Work to do:
Please print exactly the lines below, from the start of the material up to and including the line with "Chart.defaults.font.family = FONT;", but none of the pictures.

(Data listing)

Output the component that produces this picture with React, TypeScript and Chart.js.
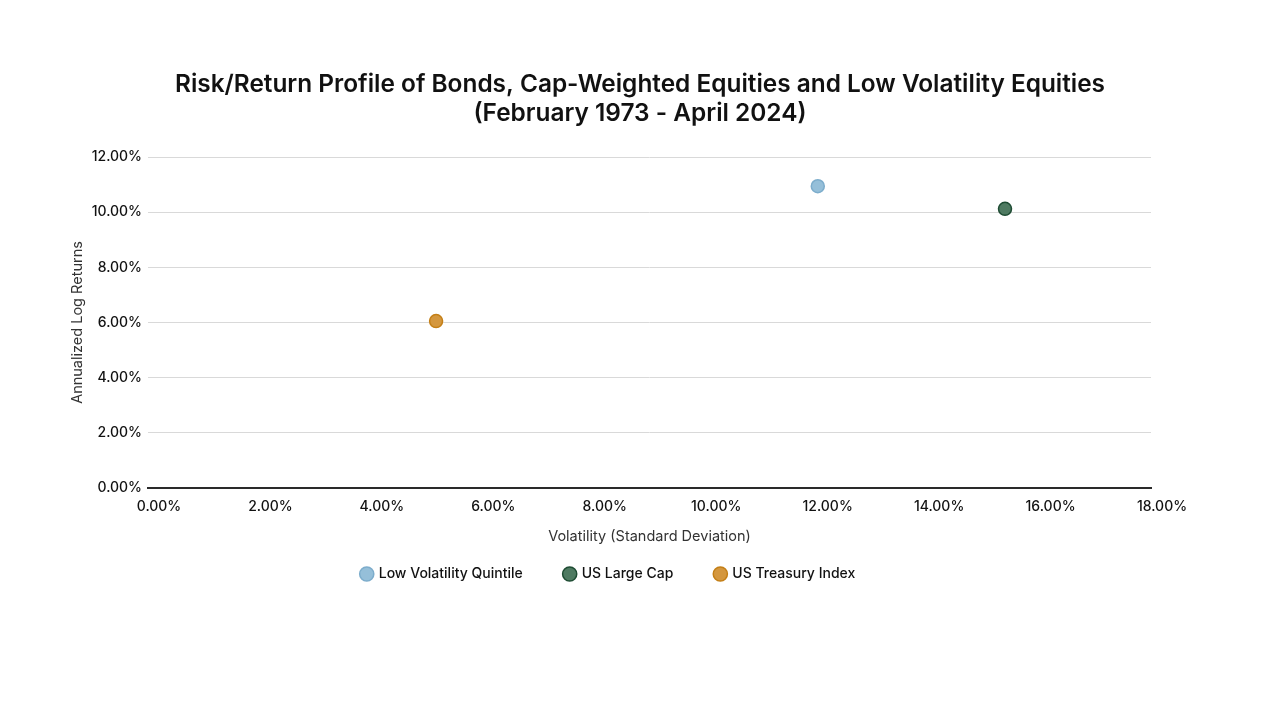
import React, { useEffect, useRef } from "react";
import { Chart, registerables } from "chart.js";

Chart.register(...registerables);

const seriesNames = ["Low Volatility Quintile", "US Large Cap", "US Treasury Index"];
const volatility = [12.02, 15.38, 5.17];
const logReturns = [10.94, 10.12, 6.05];
const fillColors = ["#95BFD9", "#4E7A61", "#D4973E"];
const borderColors = ["#7DADCC", "#1E4C33", "#C47F16"];

const titleLines = [
  "Risk/Return Profile of Bonds, Cap-Weighted Equities and Low Volatility Equities",
  "(February 1973 - April 2024)",
];
const xAxisTitle = "Volatility (Standard Deviation)";
const yAxisTitle = "Annualized Log Returns";
const xMin = 0, xMax = 18, xStep = 2;
const yMin = 0, yMax = 12, yStep = 2;

const FONT = "Inter, 'Noto Sans', sans-serif";

const centeredTitle = {
  id: "centeredTitle",
  afterDraw(chart: any) {
    const ctx = chart.ctx;
    ctx.save();
    ctx.font = `600 24.4px ${FONT}`;
    ctx.fillStyle = "#111111";
    ctx.textAlign = "center";
    ctx.textBaseline = "middle";
    const cx = chart.width / 2;
    titleLines.forEach((line, i) => ctx.fillText(line, cx, 85 + i * 29));
    ctx.restore();
  },
};

export default function App() {
  const ref = useRef<HTMLCanvasElement | null>(null);

  useEffect(() => {
    document.body.style.margin = "0";
    document.body.style.background = "#ffffff";
    const canvas = ref.current;
    if (!canvas) return;
    Chart.defaults.font.family = FONT;

    const chart = new Chart(canvas, {
      type: "scatter",
      data: {
        datasets: seriesNames.map((name, i) => ({
          label: name,
          data: [{ x: volatility[i], y: logReturns[i] }],
          backgroundColor: fillColors[i],
          borderColor: borderColors[i],
          borderWidth: 1.5,
          pointRadius: 6.5,
          pointHoverRadius: 6.5,
        })),
      },
      options: {
        responsive: false,
        animation: false,
        devicePixelRatio: 1,
        layout: { padding: { left: 66, right: 129, top: 157, bottom: 128 } },
        plugins: {
          tooltip: { enabled: false },
          title: { display: false },
          legend: {
            position: "bottom",
            labels: {
              usePointStyle: true,
              pointStyle: "circle",
              boxWidth: 10,
              boxHeight: 10,
              padding: 42,
              color: "#111111",
              font: { family: FONT, size: 14, weight: "500" },
            },
          },
        },
        scales: {
          x: {
            type: "linear",
            min: xMin,
            max: xMax,
            afterFit: (s: any) => { s.height = 37; },
            grid: { display: false, drawTicks: false },
            border: { display: true, color: "#2a2a2a", width: 2 },
            ticks: {
              stepSize: xStep,
              padding: 10,
              labelOffset: 11,
              color: "#111111",
              font: { family: FONT, size: 14, weight: "500" },
              callback: (v: any) => Number(v).toFixed(2) + "%",
            },
            title: {
              display: true,
              text: xAxisTitle,
              color: "#333333",
              font: { family: FONT, size: 14.5 },
              padding: { top: 0, bottom: -20.3 },
            },
          },
          y: {
            type: "linear",
            min: yMin,
            max: yMax,
            afterFit: (s: any) => { s.width = 82; },
            grid: { color: "#d9d9d9", lineWidth: 1, drawTicks: false },
            border: { display: false },
            ticks: {
              stepSize: yStep,
              padding: 6,
              color: "#111111",
              font: { family: FONT, size: 14, weight: "500" },
              callback: (v: any) => Number(v).toFixed(2) + "%",
            },
            title: {
              display: true,
              text: yAxisTitle,
              color: "#333333",
              font: { family: FONT, size: 14.5 },
              padding: { top: 3, bottom: 4 },
            },
          },
        },
      },
      plugins: [centeredTitle],
    });
    return () => chart.destroy();
  }, []);

  return (
    <div style={{ position: "absolute", left: 0, top: 0, width: 1280, height: 719, background: "#fff" }}>
      <canvas ref={ref} width={1280} height={719} />
    </div>
  );
}
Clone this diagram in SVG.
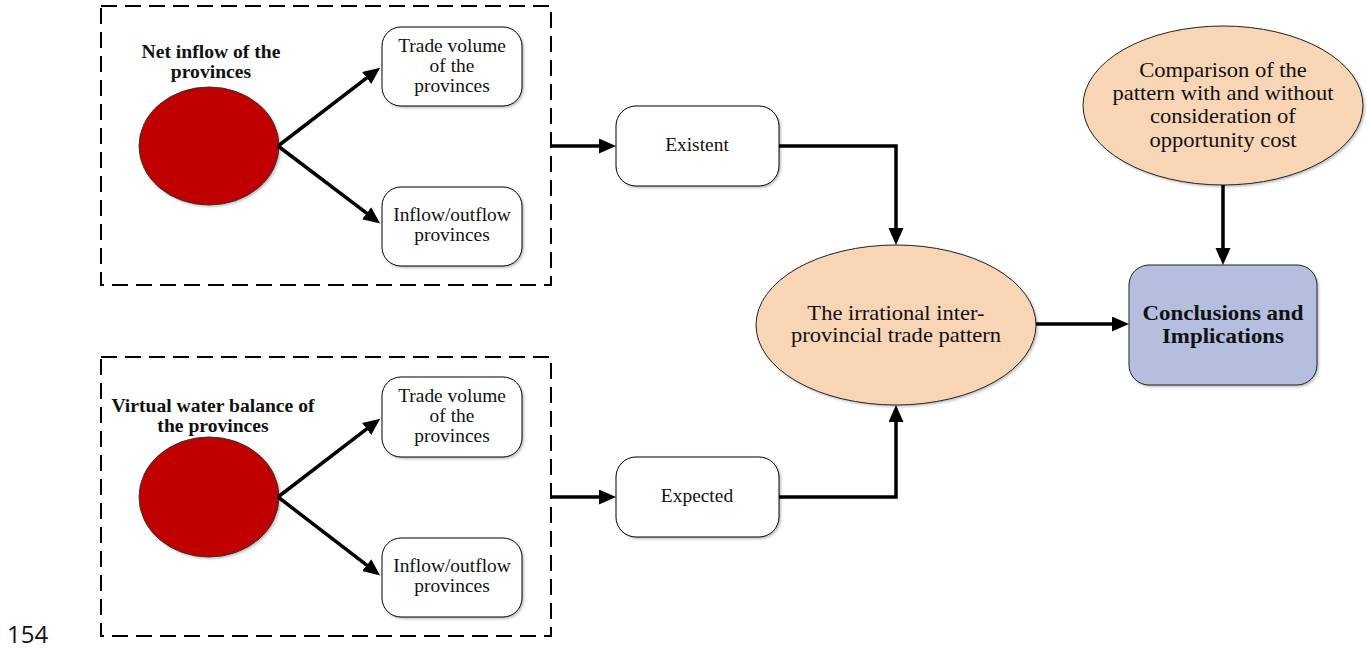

Answer below:
Output the component that produces this picture with React, TypeScript and Chart.js.
import React, { useEffect, useRef } from "react";
import { Chart, registerables } from "chart.js";

Chart.register(...registerables);

const seriesNames = ["Low Volatility Quintile", "US Large Cap", "US Treasury Index"];
const volatility = [12.02, 15.38, 5.17];
const logReturns = [10.94, 10.12, 6.05];
const fillColors = ["#95BFD9", "#4E7A61", "#D4973E"];
const borderColors = ["#7DADCC", "#1E4C33", "#C47F16"];

const titleLines = [
  "Risk/Return Profile of Bonds, Cap-Weighted Equities and Low Volatility Equities",
  "(February 1973 - April 2024)",
];
const xAxisTitle = "Volatility (Standard Deviation)";
const yAxisTitle = "Annualized Log Returns";
const xMin = 0, xMax = 18, xStep = 2;
const yMin = 0, yMax = 12, yStep = 2;

const FONT = "Inter, 'Noto Sans', sans-serif";

const centeredTitle = {
  id: "centeredTitle",
  afterDraw(chart: any) {
    const ctx = chart.ctx;
    ctx.save();
    ctx.font = `600 24.4px ${FONT}`;
    ctx.fillStyle = "#111111";
    ctx.textAlign = "center";
    ctx.textBaseline = "middle";
    const cx = chart.width / 2;
    titleLines.forEach((line, i) => ctx.fillText(line, cx, 85 + i * 29));
    ctx.restore();
  },
};

export default function App() {
  const ref = useRef<HTMLCanvasElement | null>(null);

  useEffect(() => {
    document.body.style.margin = "0";
    document.body.style.background = "#ffffff";
    const canvas = ref.current;
    if (!canvas) return;
    Chart.defaults.font.family = FONT;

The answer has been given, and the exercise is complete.